My own experience bears this out completely. My Claude had read all my rules. It didn't "not know" that deployment shouldn't run git init in the project root—it "rationalized" the decision under pressure, because the current approach wasn't working and it needed to try something else, and rules are just tokens competing for attention against other tokens.

So boundaries need to be written into the runtime. You want consistent code style? Writing it in CLAUDE.md helps, but Lint is more reliable. You want changes not to break interfaces? Reminding in a prompt helps, but CI is more reliable. You want the Agent not to mess with files? Relying on "don't delete important files" is fragile—what you should really do is set file permissions so it simply can't.

Documentation is for giving the model direction; the runtime is for setting boundaries.

Will Harness Become Obsolete?

There's an interesting debate: Anthropic's Claude Code team says their philosophy is "the thinnest possible wrapper above the model," while OpenAI built a fairly heavy system. Both are using Agents for production development, but chose completely different paths.

I tend to think Harness will persist long-term, though its form will evolve. The reasoning is simple: validation and constraints are needs independent of tool capability. Compilers have gotten more powerful, and we haven't gotten rid of CI/CD. Testing frameworks have gotten better, and we haven't deleted our tests. Your architectural standards don't become unnecessary just because models get stronger; your deployment safety checks don't become skippable just because Agents write better code.

Someone raised a sharp question: do those million lines of code actually work correctly? That's indeed the key—the value of Harness isn't just making Agents write faster, it's making Agents write correctly. IBM Research has a data point: pure LLM code review catches only about 45% of bugs; combined LLM and deterministic tools jump to 94%. Model capability is only half the equation; the other half comes from the deterministic toolchain within the Harness.

Back to My Project

Looking back after writing this, my three-layer Harness really only does one thing: pull out everything that doesn't need to be in the prompt, and let deterministic systems handle it.

Validation rules were pulled out into skill scripts, deployment logic was pulled out into a Node.js program, repetitive workflows were pulled out into slash commands.

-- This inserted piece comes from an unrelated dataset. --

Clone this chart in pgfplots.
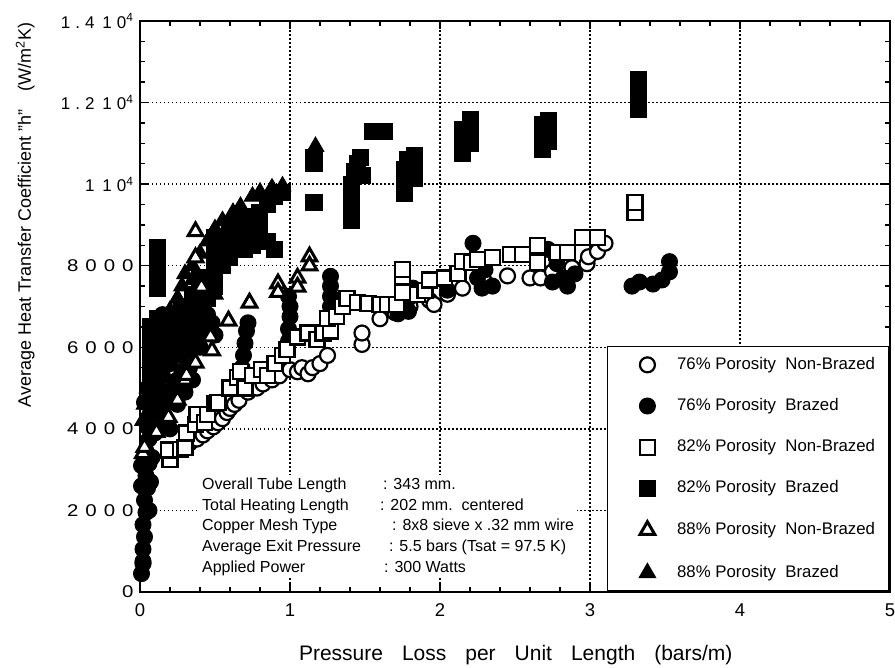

Claude's context is left with only the information that genuinely requires its judgment, while rule execution is handed off to scripts and tools it can't see.

After three months I can distill it into one line: Documentation writes direction, scripts write boundaries. Direction is negotiable; boundaries are not.

If you're also transitioning from vibe coding to real projects, I'd suggest starting with two things: write your most dangerous operations (deployment, deletion, resets) as scripts instead of letting the Agent improvise; and crystallize your most repetitive workflows (validation, commits, handoffs) into skills instead of re-prompting from scratch each time. The investment for these two things is small, but enough to take you from "watching the Agent work with your heart in your throat" to "letting it run with confidence."

Not learning better prompts. Building a system that makes prompts matter less.